Challenging Religious Privilege

Poll shows that being baptised doesn’t necessarily make you a Catholic

The Vatican likes to claim that there are over a billion “Catholics” around the world. But just how many of them are really “Catholic” in any meaningful sense of the word?

According to a poll from the Catholic Youth Ministry Federation (CYMfed) released last week, just over one in 10 young people baptised into the Catholic Church attends Mass every week. The poll asked 1,000 baptised Catholics aged between 11 and 25 about their faith. It revealed that even among those who readily identified themselves as Catholic, only 17 per cent went to Mass.

The researchers concluded: “If Catholicity were measured by practice, there seems to be some distance between the perception of what faith should look like and the lived reality and experience amongst our young people.”

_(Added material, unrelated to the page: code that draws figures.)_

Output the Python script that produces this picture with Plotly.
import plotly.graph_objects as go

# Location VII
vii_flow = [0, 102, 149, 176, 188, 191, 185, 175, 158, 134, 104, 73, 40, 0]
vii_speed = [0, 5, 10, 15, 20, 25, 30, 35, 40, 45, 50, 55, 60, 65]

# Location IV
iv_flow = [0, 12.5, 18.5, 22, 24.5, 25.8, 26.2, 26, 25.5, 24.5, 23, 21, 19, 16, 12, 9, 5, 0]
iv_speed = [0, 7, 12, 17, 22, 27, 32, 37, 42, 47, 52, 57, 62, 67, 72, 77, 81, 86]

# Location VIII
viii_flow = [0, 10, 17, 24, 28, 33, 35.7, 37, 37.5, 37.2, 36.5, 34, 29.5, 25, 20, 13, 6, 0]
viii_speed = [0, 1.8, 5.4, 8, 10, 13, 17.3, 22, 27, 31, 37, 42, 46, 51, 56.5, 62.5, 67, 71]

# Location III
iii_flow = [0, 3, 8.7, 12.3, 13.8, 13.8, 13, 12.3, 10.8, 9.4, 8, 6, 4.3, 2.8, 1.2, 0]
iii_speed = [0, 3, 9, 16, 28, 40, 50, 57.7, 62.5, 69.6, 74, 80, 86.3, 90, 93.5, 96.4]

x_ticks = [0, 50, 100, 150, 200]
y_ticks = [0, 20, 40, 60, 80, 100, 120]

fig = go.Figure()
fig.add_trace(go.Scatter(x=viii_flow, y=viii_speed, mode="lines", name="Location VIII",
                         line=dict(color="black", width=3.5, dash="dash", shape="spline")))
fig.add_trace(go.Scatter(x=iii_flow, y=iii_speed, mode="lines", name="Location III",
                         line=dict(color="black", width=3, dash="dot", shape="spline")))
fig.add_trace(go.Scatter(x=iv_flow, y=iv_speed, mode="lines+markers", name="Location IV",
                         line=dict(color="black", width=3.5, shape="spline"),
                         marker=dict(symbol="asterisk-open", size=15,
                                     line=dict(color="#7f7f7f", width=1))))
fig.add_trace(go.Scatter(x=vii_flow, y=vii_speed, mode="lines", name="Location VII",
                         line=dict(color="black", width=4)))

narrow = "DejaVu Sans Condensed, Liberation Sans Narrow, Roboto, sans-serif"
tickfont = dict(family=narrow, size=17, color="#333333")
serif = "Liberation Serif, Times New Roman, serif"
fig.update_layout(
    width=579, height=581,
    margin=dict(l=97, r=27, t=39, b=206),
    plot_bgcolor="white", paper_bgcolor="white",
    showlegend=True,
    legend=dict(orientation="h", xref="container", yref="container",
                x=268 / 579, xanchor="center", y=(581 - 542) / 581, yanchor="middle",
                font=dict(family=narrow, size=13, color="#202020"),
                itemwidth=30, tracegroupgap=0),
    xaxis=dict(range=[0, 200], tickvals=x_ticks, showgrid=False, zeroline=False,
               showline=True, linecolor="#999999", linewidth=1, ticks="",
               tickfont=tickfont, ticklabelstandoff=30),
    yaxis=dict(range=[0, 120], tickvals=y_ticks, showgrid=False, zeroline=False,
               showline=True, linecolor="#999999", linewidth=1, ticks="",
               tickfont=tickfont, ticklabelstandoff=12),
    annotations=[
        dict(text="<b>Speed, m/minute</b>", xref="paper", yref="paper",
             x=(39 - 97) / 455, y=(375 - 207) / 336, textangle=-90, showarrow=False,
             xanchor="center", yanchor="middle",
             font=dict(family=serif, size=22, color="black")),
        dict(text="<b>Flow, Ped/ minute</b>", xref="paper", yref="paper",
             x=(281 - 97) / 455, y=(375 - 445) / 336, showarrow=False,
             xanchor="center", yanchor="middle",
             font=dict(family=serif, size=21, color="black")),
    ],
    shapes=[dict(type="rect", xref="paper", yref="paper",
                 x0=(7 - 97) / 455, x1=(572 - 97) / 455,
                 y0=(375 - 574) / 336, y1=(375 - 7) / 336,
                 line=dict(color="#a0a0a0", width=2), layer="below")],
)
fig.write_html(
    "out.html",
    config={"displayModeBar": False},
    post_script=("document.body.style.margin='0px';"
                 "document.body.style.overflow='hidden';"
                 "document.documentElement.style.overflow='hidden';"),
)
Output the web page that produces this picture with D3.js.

Similar research by Cafod published last year found that only 9 per cent of 25–34 year old Catholics attended weekly Mass; the CYMfed findings showed that the numbers going to Church were far lower than the 54 per cent of young people who said it was important to attend Mass regularly.

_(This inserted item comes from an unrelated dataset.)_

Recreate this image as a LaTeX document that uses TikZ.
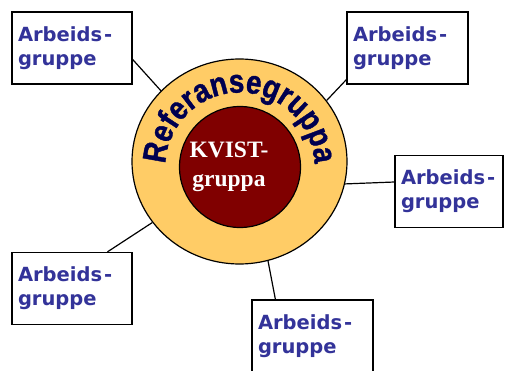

However, although the Church took some comfort in the fact that 82 per cent of Catholics thought belief in God was important, it quickly became clear that no-one really knows what is meant by “belief in God”. Only a third of those questions had any orthodox view of “God”. The rest either said they had no idea what God meant or they simply believe in some undefined “higher power”.

Perceptions of the Church itself were revealing. Asked to choose five adjectives from a list of 43 to describe the Catholic Church, 83 per cent selected at least one among the following: “Authoritative, boring, cautious, conservative, established, exclusive, traditional”.

However, nearly a third also chose one from “heroic, bold/direct, independent, campaigning, outspoken, challenging, passionate”. For those who continued to practise their faith in their twenties, the research found a “deeper engagement” with Catholicism. A third of mass goers between 20 and 25 claimed that they “prayed daily”, and 39 per cent rather unconvincingly said read the Bible every week.